Indonesian Political, Business & Finance News

Malaysia Protects Local Brands, Requires BYD to Export 80% of Production

| | Source: KOMPAS Translated from Indonesian | Trade
Malaysia Protects Local Brands, Requires BYD to Export 80% of Production
Image: KOMPAS

The Malaysian government, through the Ministry of Investment, Trade, and Industry (Miti), has affirmed that the policy applied to BYD aims to protect the local automotive industry. One way is by limiting domestic sales and encouraging a large portion for export. According to The Edge, 80% of production from the assembly plant in Malaysia must be allocated for export.

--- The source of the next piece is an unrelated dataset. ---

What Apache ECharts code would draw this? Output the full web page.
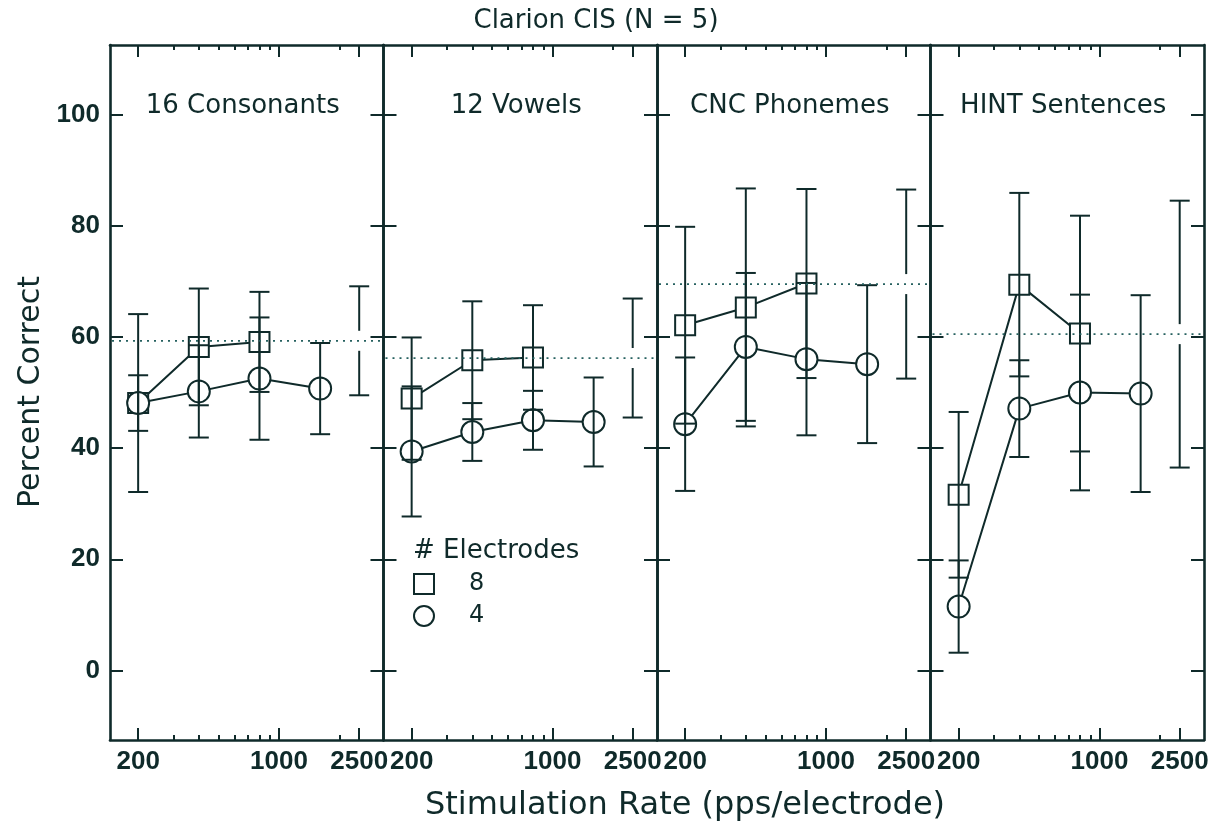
<!DOCTYPE html>
<html><head><meta charset="utf-8">
<script src="https://cdn.jsdelivr.net/npm/echarts@6/dist/echarts.min.js"></script>
<style>html,body{margin:0;padding:0;background:#fff}#c{width:1212px;height:824px}</style>
</head><body><div id="c"></div>
<script>
// ---------- data ----------
const panelTitles = ['16 Consonants', '12 Vowels', 'CNC Phonemes', 'HINT Sentences'];
const rates8 = [200, 400, 800];
const rates4 = [200, 400, 800, 1600];
const refRate = 2500;
const xMajorTicks = [200, 1000, 2500];
const xMinorTicks = [300, 400, 500, 600, 700, 800, 900, 2000];
const yTicks = [0, 20, 40, 60, 80, 100];

const consonants8 = [48.1, 58.2, 59.1];
const consonants8Sd = [5, 10.5, 9];
const consonants4 = [48.1, 50.2, 52.5, 50.7];
const consonants4Sd = [16, 8.3, 11, 8.2];

const vowels8 = [48.9, 55.8, 56.3];
const vowels8Sd = [11, 10.6, 9.4];
const vowels4 = [39.4, 42.9, 45.0, 44.7];
const vowels4Sd = [11.7, 5.2, 5.3, 8];

const cnc8 = [62.1, 65.3, 69.6];
const cnc8Sd = [17.7, 21.4, 17];
const cnc4 = [44.3, 58.2, 56.0, 55.1];
const cnc4Sd = [12, 13.3, 13.7, 14.2];

const hint8 = [31.6, 69.4, 60.6];
const hint8Sd = [14.9, 16.5, 21.2];
const hint4 = [11.5, 47.1, 50.0, 49.8];
const hint4Sd = [8.3, 8.7, 17.6, 17.7];

const refMean = [59.3, 56.2, 69.5, 60.5];
const refSd = [9.8, 10.7, 17, 24];

// ---------- layout / style ----------
const INK = '#0f2a2a';
const DOT = '#25605f';
const GL = 110, PW = 273.5, GT = 45, GH = 695;
const XMIN = 145, XMAX = 3300, YMIN = -12.5, YMAX = 112.5;

const means8 = [consonants8, vowels8, cnc8, hint8];
const sds8 = [consonants8Sd, vowels8Sd, cnc8Sd, hint8Sd];
const means4 = [consonants4, vowels4, cnc4, hint4];
const sds4 = [consonants4Sd, vowels4Sd, cnc4Sd, hint4Sd];

function seg(x1, y1, x2, y2, extra) {
  return Object.assign({type: 'line', shape: {x1, y1, x2, y2},
    style: {stroke: INK, lineWidth: 2}}, extra || {});
}

function errRender(params, api) {
  const x = api.value(0), m = api.value(1), s = api.value(2);
  const t = api.coord([x, m + s]), b = api.coord([x, m - s]);
  const hw = 10;
  return {type: 'group', children: [
    seg(t[0], t[1], b[0], b[1]),
    seg(t[0] - hw, t[1], t[0] + hw, t[1]),
    seg(b[0] - hw, b[1], b[0] + hw, b[1])
  ]};
}

function refRender(params, api) {
  const x = api.value(0), m = api.value(1), s = api.value(2);
  const c = api.coord([x, m]);
  const t = api.coord([x, m + s]), b = api.coord([x, m - s]);
  const cs = params.coordSys;
  const hw = 10, gap = 10;
  return {type: 'group', children: [
    {type: 'line', shape: {x1: cs.x + 2, y1: c[1], x2: cs.x + cs.width - 2, y2: c[1]},
      style: {stroke: DOT, lineWidth: 1.7, lineDash: [2, 5]}},
    seg(t[0], t[1], t[0], c[1] - gap),
    seg(b[0], c[1] + gap, b[0], b[1]),
    seg(t[0] - hw, t[1], t[0] + hw, t[1]),
    seg(b[0] - hw, b[1], b[0] + hw, b[1])
  ]};
}

const grids = [], xAxes = [], yAxes = [], series = [], graphics = [];
const labelFont = {fontFamily: 'Liberation Sans', fontWeight: 'bold', fontSize: 26, color: INK};
const plainNum = v => String(v);

for (let i = 0; i < 4; i++) {
  grids.push({left: GL + i * PW, top: GT, width: PW, height: GH});
  const base = {gridIndex: i, type: 'log', logBase: 10, min: XMIN, max: XMAX,
    splitLine: {show: false}};
  const line = {show: true, onZero: false, lineStyle: {color: INK, width: 2.6}};
  const noLine = {show: false, onZero: false};
  // bottom major
  xAxes.push(Object.assign({}, base, {position: 'bottom', axisLine: line,
    axisTick: {show: true, inside: true, length: 12, customValues: xMajorTicks, lineStyle: {color: INK, width: 2}},
    axisLabel: Object.assign({show: true, margin: 9, customValues: xMajorTicks, formatter: plainNum}, labelFont)}));
  // bottom minor
  xAxes.push(Object.assign({}, base, {position: 'bottom', axisLine: noLine,
    axisTick: {show: true, inside: true, length: 5, customValues: xMinorTicks, lineStyle: {color: INK, width: 2}},
    axisLabel: {show: false}}));
  // top major
  xAxes.push(Object.assign({}, base, {position: 'top', axisLine: line,
    axisTick: {show: true, inside: true, length: 12, customValues: xMajorTicks, lineStyle: {color: INK, width: 2}},
    axisLabel: {show: false}}));
  // top minor
  xAxes.push(Object.assign({}, base, {position: 'top', axisLine: noLine,
    axisTick: {show: true, inside: true, length: 5, customValues: xMinorTicks, lineStyle: {color: INK, width: 2}},
    axisLabel: {show: false}}));

  const ybase = {gridIndex: i, type: 'value', min: YMIN, max: YMAX, splitLine: {show: false},
    axisLine: line,
    axisTick: {show: true, inside: true, length: 13, customValues: yTicks, lineStyle: {color: INK, width: 2}}};
  yAxes.push(Object.assign({}, ybase, {position: 'left',
    axisLabel: i === 0 ? Object.assign({show: true, margin: 10, customValues: yTicks, formatter: plainNum}, labelFont) : {show: false}}));
  yAxes.push(Object.assign({}, ybase, {position: 'right', axisLabel: {show: false}}));

  const d8 = rates8.map((r, k) => [r, means8[i][k]]);
  const d4 = rates4.map((r, k) => [r, means4[i][k]]);
  series.push({name: '8', type: 'line', xAxisIndex: 4 * i, yAxisIndex: 2 * i, data: d8,
    symbol: 'rect', symbolSize: 20, z: 2, silent: true, animation: false,
    lineStyle: {color: INK, width: 2},
    itemStyle: {color: '#fff', borderColor: INK, borderWidth: 2}});
  series.push({name: '4', type: 'line', xAxisIndex: 4 * i, yAxisIndex: 2 * i, data: d4,
    symbol: 'circle', symbolSize: 22, z: 2, silent: true, animation: false,
    lineStyle: {color: INK, width: 2},
    itemStyle: {color: '#fff', borderColor: INK, borderWidth: 2}});
  const errs = rates8.map((r, k) => [r, means8[i][k], sds8[i][k]])
    .concat(rates4.map((r, k) => [r, means4[i][k], sds4[i][k]]));
  series.push({type: 'custom', xAxisIndex: 4 * i, yAxisIndex: 2 * i, data: errs,
    encode: {x: 0, y: 1}, renderItem: errRender, z: 3, silent: true, animation: false});
  series.push({type: 'custom', xAxisIndex: 4 * i, yAxisIndex: 2 * i,
    data: [[refRate, refMean[i], refSd[i]]],
    encode: {x: 0, y: 1}, renderItem: refRender, z: 3, silent: true, animation: false});

  graphics.push({type: 'text', x: GL + i * PW + PW / 2 - 4, y: 106,
    style: {text: panelTitles[i], textAlign: 'center', textVerticalAlign: 'middle',
      font: 'normal 26px "DejaVu Sans"', fill: INK}});
}

graphics.push({type: 'text', x: 596, y: 21,
  style: {text: 'Clarion CIS (N = 5)', textAlign: 'center', textVerticalAlign: 'middle',
    font: 'normal 26px "DejaVu Sans"', fill: INK}});
graphics.push({type: 'text', x: 685, y: 806,
  style: {text: 'Stimulation Rate (pps/electrode)', textAlign: 'center', textVerticalAlign: 'middle',
    font: 'normal 32px "DejaVu Sans"', fill: INK}});
graphics.push({type: 'text', x: 31, y: 392, rotation: Math.PI / 2,
  style: {text: 'Percent Correct', textAlign: 'center', textVerticalAlign: 'middle',
    font: 'normal 30px "DejaVu Sans"', fill: INK}});
graphics.push({type: 'text', x: 413, y: 551,
  style: {text: '# Electrodes', textAlign: 'left', textVerticalAlign: 'middle',
    font: 'normal 26px "DejaVu Sans"', fill: INK}});

const chart = echarts.init(document.getElementById('c'), null, {renderer: 'canvas'});
chart.setOption({
  backgroundColor: '#fff',
  animation: false,
  grid: grids,
  xAxis: xAxes,
  yAxis: yAxes,
  series: series,
  graphic: graphics,
  legend: {
    orient: 'vertical', left: 413, top: 572, padding: 0,
    itemWidth: 20, itemHeight: 20, itemGap: 8, selectedMode: false,
    data: [{name: '8', icon: 'rect'}, {name: '4', icon: 'circle'}],
    itemStyle: {color: '#fff', borderColor: INK, borderWidth: 2},
    textStyle: {fontFamily: 'DejaVu Sans', fontSize: 24, color: INK, padding: [0, 0, 0, 30]}
  }
});
</script></body></html>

This means only about 20% may be sold in the domestic market. “This condition ensures that local assembly focuses on high-value segments, while preserving market space for national players such as Proton and Perodua,” Miti stated. The policy also avoids direct competition in the affordable price segment. On the other hand, the large export obligation is directed towards making Malaysia a regional production base. The government wants foreign investment not only oriented towards the domestic market but also to strengthen its position as an electric vehicle export hub. BYD itself has held a manufacturing licence since September 2025 to assemble electric vehicles and plug-in hybrids. However, with these quite strict conditions, reports have emerged that the Chinese manufacturer is still reviewing its investment plans. Miti emphasised that this policy applies not only to BYD but to all new investors in the automotive sector. The goal is to create a sustainable industry without sacrificing local players.